● WORK TO DO
Type out the complete listing below word for word, without its pictures.

(Figure scripts)
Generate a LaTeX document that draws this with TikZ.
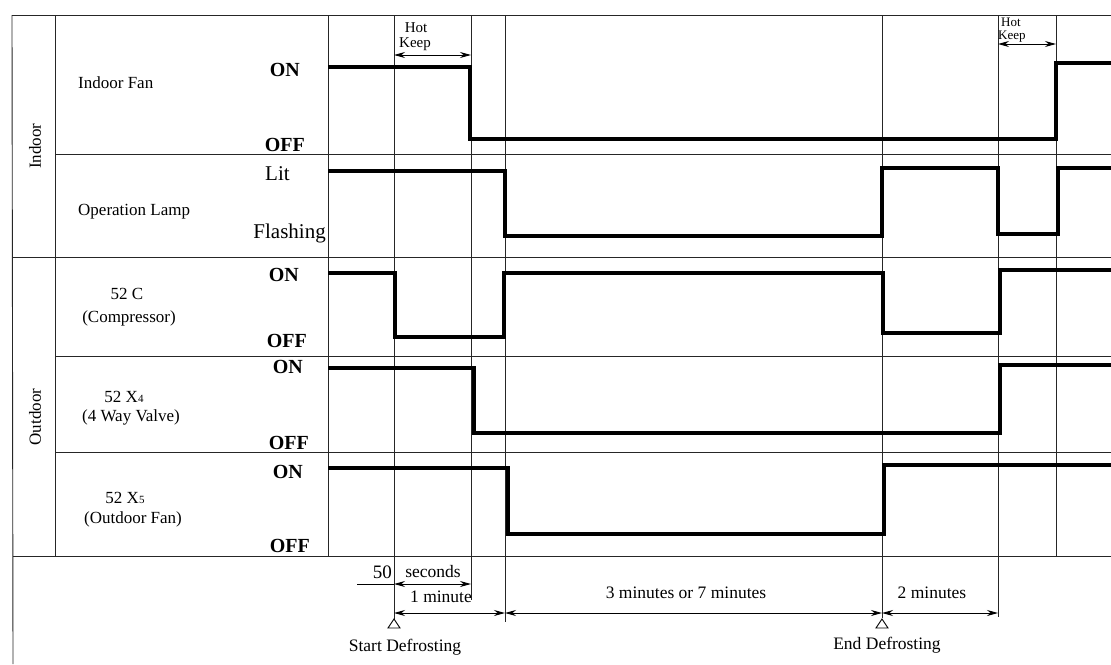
\documentclass[tikz,border=0pt]{standalone}
\usepackage{fontspec}
\setmainfont{Liberation Serif}
\usetikzlibrary{arrows.meta}

\begin{document}
\begin{tikzpicture}[x=1pt, y=-1pt, >={Stealth[length=11pt, width=6pt]},
    grid/.style={line width=0.9pt, black!85},
    wave/.style={line width=3.4pt, line join=miter},
    dim/.style={<->, line width=1pt},
    rowlabel/.style={font=\fontsize{17}{19}\selectfont, anchor=base, inner sep=0pt},
    level/.style={font=\bfseries\fontsize{20}{20}\selectfont, anchor=base east, inner sep=0pt},
    lamp/.style={font=\fontsize{21}{21}\selectfont, inner sep=0pt},
    note/.style={font=\fontsize{15}{15}\selectfont, inner sep=0pt},
    timing/.style={font=\fontsize{17.5}{18}\selectfont, anchor=base, inner sep=0pt},
    defmark/.style={draw, line width=0.9pt, fill=white}]
    \useasboundingbox (0,0) rectangle (1111,664);

    % frame and rows
    \draw[grid] (12,15) -- (1111,15);
    \draw[grid] (12,15) -- (13,664);
    \draw[grid] (55,15) -- (55,556);
    \draw[grid] (328,15) -- (328,556);
    \draw[grid] (55,154) -- (1111,154);
    \draw[grid] (12,257) -- (1111,257);
    \draw[grid] (55,356) -- (1111,356);
    \draw[grid] (55,452) -- (1111,452);
    \draw[grid] (13,556) -- (1111,556);
    \foreach \x/\b in {394/620, 471/600, 505/622, 882/618, 998/617, 1056/556}
        \draw[grid] (\x,15) -- (\x,\b);

    % groups
    \node[rowlabel, anchor=center, rotate=90] (indoor) at (35,146) {Indoor};
    \node[rowlabel, anchor=center, rotate=90] (outdoor) at (35,417) {Outdoor};

    % row labels
    \node[rowlabel, anchor=base west] (fan) at (78,88) {Indoor Fan};
    \node[rowlabel, anchor=base west] (lamplbl) at (78,215) {Operation Lamp};
    \node[rowlabel] (comp) at (127,299) {52 C};
    \node[rowlabel] (compb) at (129,322) {(Compressor)};
    \node[rowlabel] (valve) at (124,402) {52 X{\fontsize{11}{11}\selectfont 4}};
    \node[rowlabel] (valveb) at (131,421) {(4 Way Valve)};
    \node[rowlabel] (ofan) at (125,503) {52 X{\fontsize{11}{11}\selectfont 5}};
    \node[rowlabel] (ofanb) at (133,523) {(Outdoor Fan)};

    % levels
    \node[level] (fanon) at (300,76) {ON};
    \node[level] (fanoff) at (305,151) {OFF};
    \node[lamp, anchor=base west] (lit) at (265,180) {Lit};
    \node[lamp, anchor=base east] (flash) at (326,238) {Flashing};
    \node[level] (compon) at (299,281) {ON};
    \node[level] (compoff) at (307,347) {OFF};
    \node[level] (valveon) at (303,373) {ON};
    \node[level] (valveoff) at (309,449) {OFF};
    \node[level] (ofanon) at (303,478) {ON};
    \node[level] (ofanoff) at (310,552) {OFF};

    % signals
    \draw[wave] (328,67) -| (470,139) -| (1056,63) -- (1111,63);
    \draw[wave] (328,171) -| (505,236) -| (882,168) -| (998,234) -| (1058,168) -- (1111,168);
    \draw[wave] (328,273) -| (395,337) -| (504,273) -| (883,333) -| (1000,270) -- (1111,270);
    \draw[wave] (328,368) -| (474,433) -| (1000,365) -- (1111,365);
    \draw[wave] (328,468) -| (508,534) -| (884,465) -- (1111,465);

    % hot keep
    \node[note, anchor=base] (hot1) at (416,32) {Hot};
    \node[note, anchor=base] (keep1) at (415,47) {Keep};
    \draw[dim] (394,55) -- (471,55);
    \node[note, anchor=base west, font=\fontsize{13}{13}\selectfont] (hot2) at (1001,26) {Hot};
    \node[note, anchor=base west, font=\fontsize{13}{13}\selectfont] (keep2) at (998,39) {Keep};
    \draw[dim] (998,44) -- (1056,44);

    % timing
    \node[timing, anchor=base east, font=\fontsize{19}{19}\selectfont] (fifty) at (392,578) {50};
    \node[timing] (sec) at (433,577) {seconds};
    \draw[line width=1pt] (357,584) -- (394,584);
    \draw[dim] (394,584) -- (471,584);
    \node[timing] (onemin) at (441,602) {1 minute};
    \draw[dim] (394,613) -- (505,613);
    \node[timing] (threemin) at (686,598) {3 minutes or 7 minutes};
    \draw[dim] (505,613) -- (882,613);
    \node[timing] (twomin) at (932,598) {2 minutes};
    \draw[dim] (882,613) -- (998,613);

    % start and end marks
    \draw[defmark] (394,619) -- (400,628) -- (388,628) -- cycle;
    \draw[defmark] (882,619) -- (888,628) -- (876,628) -- cycle;
    \node[timing] (start) at (405,651) {Start Defrosting};
    \node[timing] (finish) at (887,649) {End Defrosting};
\end{tikzpicture}
\end{document}
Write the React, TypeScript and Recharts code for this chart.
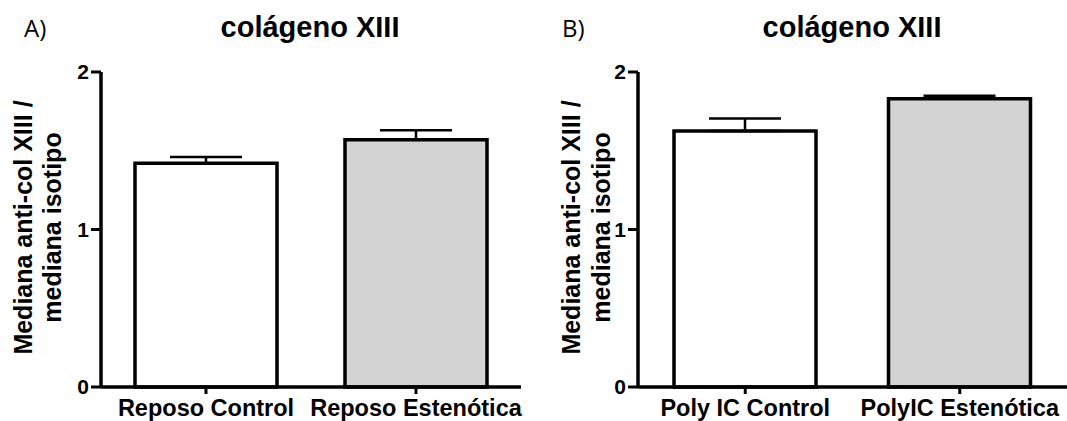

● FINAL RESULT
Generate a LaTeX document that draws this with TikZ.
\documentclass[tikz,border=0pt]{standalone}
\usepackage{fontspec}
\setmainfont{Liberation Serif}
\usetikzlibrary{arrows.meta}

\begin{document}
\begin{tikzpicture}[x=1pt, y=-1pt, >={Stealth[length=11pt, width=6pt]},
    grid/.style={line width=0.9pt, black!85},
    wave/.style={line width=3.4pt, line join=miter},
    dim/.style={<->, line width=1pt},
    rowlabel/.style={font=\fontsize{17}{19}\selectfont, anchor=base, inner sep=0pt},
    level/.style={font=\bfseries\fontsize{20}{20}\selectfont, anchor=base east, inner sep=0pt},
    lamp/.style={font=\fontsize{21}{21}\selectfont, inner sep=0pt},
    note/.style={font=\fontsize{15}{15}\selectfont, inner sep=0pt},
    timing/.style={font=\fontsize{17.5}{18}\selectfont, anchor=base, inner sep=0pt},
    defmark/.style={draw, line width=0.9pt, fill=white}]
    \useasboundingbox (0,0) rectangle (1111,664);

    % frame and rows
    \draw[grid] (12,15) -- (1111,15);
    \draw[grid] (12,15) -- (13,664);
    \draw[grid] (55,15) -- (55,556);
    \draw[grid] (328,15) -- (328,556);
    \draw[grid] (55,154) -- (1111,154);
    \draw[grid] (12,257) -- (1111,257);
    \draw[grid] (55,356) -- (1111,356);
    \draw[grid] (55,452) -- (1111,452);
    \draw[grid] (13,556) -- (1111,556);
    \foreach \x/\b in {394/620, 471/600, 505/622, 882/618, 998/617, 1056/556}
        \draw[grid] (\x,15) -- (\x,\b);

    % groups
    \node[rowlabel, anchor=center, rotate=90] (indoor) at (35,146) {Indoor};
    \node[rowlabel, anchor=center, rotate=90] (outdoor) at (35,417) {Outdoor};

    % row labels
    \node[rowlabel, anchor=base west] (fan) at (78,88) {Indoor Fan};
    \node[rowlabel, anchor=base west] (lamplbl) at (78,215) {Operation Lamp};
    \node[rowlabel] (comp) at (127,299) {52 C};
    \node[rowlabel] (compb) at (129,322) {(Compressor)};
    \node[rowlabel] (valve) at (124,402) {52 X{\fontsize{11}{11}\selectfont 4}};
    \node[rowlabel] (valveb) at (131,421) {(4 Way Valve)};
    \node[rowlabel] (ofan) at (125,503) {52 X{\fontsize{11}{11}\selectfont 5}};
    \node[rowlabel] (ofanb) at (133,523) {(Outdoor Fan)};

    % levels
    \node[level] (fanon) at (300,76) {ON};
    \node[level] (fanoff) at (305,151) {OFF};
    \node[lamp, anchor=base west] (lit) at (265,180) {Lit};
    \node[lamp, anchor=base east] (flash) at (326,238) {Flashing};
    \node[level] (compon) at (299,281) {ON};
    \node[level] (compoff) at (307,347) {OFF};
    \node[level] (valveon) at (303,373) {ON};
    \node[level] (valveoff) at (309,449) {OFF};
    \node[level] (ofanon) at (303,478) {ON};
    \node[level] (ofanoff) at (310,552) {OFF};

    % signals
    \draw[wave] (328,67) -| (470,139) -| (1056,63) -- (1111,63);
    \draw[wave] (328,171) -| (505,236) -| (882,168) -| (998,234) -| (1058,168) -- (1111,168);
    \draw[wave] (328,273) -| (395,337) -| (504,273) -| (883,333) -| (1000,270) -- (1111,270);
    \draw[wave] (328,368) -| (474,433) -| (1000,365) -- (1111,365);
    \draw[wave] (328,468) -| (508,534) -| (884,465) -- (1111,465);

    % hot keep
    \node[note, anchor=base] (hot1) at (416,32) {Hot};
    \node[note, anchor=base] (keep1) at (415,47) {Keep};
    \draw[dim] (394,55) -- (471,55);
    \node[note, anchor=base west, font=\fontsize{13}{13}\selectfont] (hot2) at (1001,26) {Hot};
    \node[note, anchor=base west, font=\fontsize{13}{13}\selectfont] (keep2) at (998,39) {Keep};
    \draw[dim] (998,44) -- (1056,44);

    % timing
    \node[timing, anchor=base east, font=\fontsize{19}{19}\selectfont] (fifty) at (392,578) {50};
    \node[timing] (sec) at (433,577) {seconds};
    \draw[line width=1pt] (357,584) -- (394,584);
    \draw[dim] (394,584) -- (471,584);
    \node[timing] (onemin) at (441,602) {1 minute};
    \draw[dim] (394,613) -- (505,613);
    \node[timing] (threemin) at (686,598) {3 minutes or 7 minutes};
    \draw[dim] (505,613) -- (882,613);
    \node[timing] (twomin) at (932,598) {2 minutes};
    \draw[dim] (882,613) -- (998,613);

    % start and end marks
    \draw[defmark] (394,619) -- (400,628) -- (388,628) -- cycle;
    \draw[defmark] (882,619) -- (888,628) -- (876,628) -- cycle;
    \node[timing] (start) at (405,651) {Start Defrosting};
    \node[timing] (finish) at (887,649) {End Defrosting};
\end{tikzpicture}
\end{document}
Write the React, TypeScript and Recharts code for this chart.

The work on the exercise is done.